START Raw data

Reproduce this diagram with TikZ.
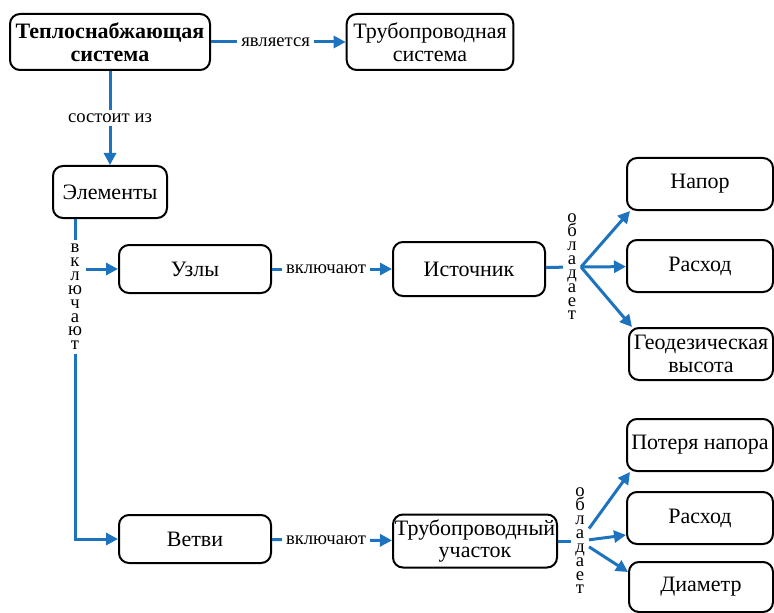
\documentclass[tikz,border=0pt]{standalone}
\usepackage{fontspec}
\setmainfont{Liberation Serif}
\usetikzlibrary{arrows.meta}
\definecolor{linkblue}{RGB}{30,115,190}

\tikzset{
  box/.style={draw, line width=1.5pt, rounded corners=7.5pt, align=center, inner sep=0pt,
    font=\fontsize{16.5}{17}\selectfont},
  link/.style={draw=linkblue, line width=2.25pt, -{Triangle[length=9pt,width=9pt]}},
  plain/.style={draw=linkblue, line width=2.25pt},
  lbl/.style={fill=white, inner sep=3pt, font=\fontsize{14}{14}\selectfont},
  vlbl/.style={fill=white, inner xsep=3pt, inner ysep=3pt, align=center,
    font=\fontsize{14}{10.4}\selectfont},
}

\begin{document}
\begin{tikzpicture}[x=0.75pt,y=-0.75pt]
\useasboundingbox (0,0) rectangle (774,613);

% boxes
\node[box, minimum width=150pt, minimum height=42pt,
  font=\fontsize{16.5}{17}\selectfont\bfseries] (teplo) at (110,42) {Теплоснабжающая\\система};
\node[box, minimum width=125pt, minimum height=42pt] (truba) at (430,42) {Трубопроводная\\система};
\node[box, minimum width=85.5pt, minimum height=39pt] (elem) at (110,192) {Элементы};
\node[box, minimum width=114pt, minimum height=36pt] (uzly) at (195,269) {Узлы};
\node[box, minimum width=114pt, minimum height=40.5pt] (ist) at (469,269) {Источник};
\node[box, minimum width=109.5pt, minimum height=39pt] (napor) at (700,184) {Напор};
\node[box, minimum width=109.5pt, minimum height=39pt] (rashod1) at (700,266) {Расход};
\node[box, minimum width=108pt, minimum height=39pt] (geo) at (701,354) {Геодезическая\\высота};
\node[box, minimum width=114pt, minimum height=36pt] (vetvi) at (195,539) {Ветви};
\node[box, minimum width=123pt, minimum height=39.75pt] (uch) at (475,541) {Трубопроводный\\участок};
\node[box, minimum width=109.5pt, minimum height=39pt] (poter) at (700,445) {Потеря напора};
\node[box, minimum width=109.5pt, minimum height=39pt] (rashod2) at (700,518) {Расход};
\node[box, minimum width=108pt, minimum height=37.5pt] (diam) at (701,587) {Диаметр};

% links
\draw[link] (teplo) -- node[lbl, pos=0.48] {является} (truba);
\draw[link] (teplo) -- node[lbl] {состоит из} (elem);

\draw[link] ([xshift=-26.25pt]elem.south) |- (vetvi);
\node[vlbl] (vkl) at (75,297) {в\\к\\л\\ю\\ч\\а\\ю\\т};
\draw[link] (vkl.east |- uzly) -- (uzly);

\draw[link] (uzly) -- node[lbl, pos=0.45] {включают} (ist);
\draw[link] (vetvi) -- node[lbl, pos=0.45] {включают} (uch);

% source properties
\node[vlbl] (obl1) at (572,267) {о\\б\\л\\а\\д\\а\\е\\т};
\draw[plain] (ist) -- (obl1);
\draw[link] (obl1.east) -- ([xshift=3pt]napor.south west);
\draw[link] (obl1.east) -- (rashod1);
\draw[link] (obl1.east) -- ([xshift=3pt]geo.north west);

% pipe section properties
\node[vlbl] (obl2) at (580,541) {о\\б\\л\\а\\д\\а\\е\\т};
\draw[plain] (uch) -- (obl2);
\draw[link] (obl2) -- ([xshift=3pt]poter.south west);
\draw[link] (obl2) -- ([yshift=-12.75pt]rashod2.west);
\draw[link] (obl2) -- ([yshift=11.25pt]diam.west);

\end{tikzpicture}
\end{document}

END Raw data

▸ Task requirements
In your copy of the listing above, reproduce each line exactly and omit all pictures.

▸ Written reply
Reproduce this diagram with TikZ.
\documentclass[tikz,border=0pt]{standalone}
\usepackage{fontspec}
\setmainfont{Liberation Serif}
\usetikzlibrary{arrows.meta}
\definecolor{linkblue}{RGB}{30,115,190}

\tikzset{
  box/.style={draw, line width=1.5pt, rounded corners=7.5pt, align=center, inner sep=0pt,
    font=\fontsize{16.5}{17}\selectfont},
  link/.style={draw=linkblue, line width=2.25pt, -{Triangle[length=9pt,width=9pt]}},
  plain/.style={draw=linkblue, line width=2.25pt},
  lbl/.style={fill=white, inner sep=3pt, font=\fontsize{14}{14}\selectfont},
  vlbl/.style={fill=white, inner xsep=3pt, inner ysep=3pt, align=center,
    font=\fontsize{14}{10.4}\selectfont},
}

\begin{document}
\begin{tikzpicture}[x=0.75pt,y=-0.75pt]
\useasboundingbox (0,0) rectangle (774,613);

% boxes
\node[box, minimum width=150pt, minimum height=42pt,
  font=\fontsize{16.5}{17}\selectfont\bfseries] (teplo) at (110,42) {Теплоснабжающая\\система};
\node[box, minimum width=125pt, minimum height=42pt] (truba) at (430,42) {Трубопроводная\\система};
\node[box, minimum width=85.5pt, minimum height=39pt] (elem) at (110,192) {Элементы};
\node[box, minimum width=114pt, minimum height=36pt] (uzly) at (195,269) {Узлы};
\node[box, minimum width=114pt, minimum height=40.5pt] (ist) at (469,269) {Источник};
\node[box, minimum width=109.5pt, minimum height=39pt] (napor) at (700,184) {Напор};
\node[box, minimum width=109.5pt, minimum height=39pt] (rashod1) at (700,266) {Расход};
\node[box, minimum width=108pt, minimum height=39pt] (geo) at (701,354) {Геодезическая\\высота};
\node[box, minimum width=114pt, minimum height=36pt] (vetvi) at (195,539) {Ветви};
\node[box, minimum width=123pt, minimum height=39.75pt] (uch) at (475,541) {Трубопроводный\\участок};
\node[box, minimum width=109.5pt, minimum height=39pt] (poter) at (700,445) {Потеря напора};
\node[box, minimum width=109.5pt, minimum height=39pt] (rashod2) at (700,518) {Расход};
\node[box, minimum width=108pt, minimum height=37.5pt] (diam) at (701,587) {Диаметр};

% links
\draw[link] (teplo) -- node[lbl, pos=0.48] {является} (truba);
\draw[link] (teplo) -- node[lbl] {состоит из} (elem);

\draw[link] ([xshift=-26.25pt]elem.south) |- (vetvi);
\node[vlbl] (vkl) at (75,297) {в\\к\\л\\ю\\ч\\а\\ю\\т};
\draw[link] (vkl.east |- uzly) -- (uzly);

\draw[link] (uzly) -- node[lbl, pos=0.45] {включают} (ist);
\draw[link] (vetvi) -- node[lbl, pos=0.45] {включают} (uch);

% source properties
\node[vlbl] (obl1) at (572,267) {о\\б\\л\\а\\д\\а\\е\\т};
\draw[plain] (ist) -- (obl1);
\draw[link] (obl1.east) -- ([xshift=3pt]napor.south west);
\draw[link] (obl1.east) -- (rashod1);
\draw[link] (obl1.east) -- ([xshift=3pt]geo.north west);

% pipe section properties
\node[vlbl] (obl2) at (580,541) {о\\б\\л\\а\\д\\а\\е\\т};
\draw[plain] (uch) -- (obl2);
\draw[link] (obl2) -- ([xshift=3pt]poter.south west);
\draw[link] (obl2) -- ([yshift=-12.75pt]rashod2.west);
\draw[link] (obl2) -- ([yshift=11.25pt]diam.west);

\end{tikzpicture}
\end{document}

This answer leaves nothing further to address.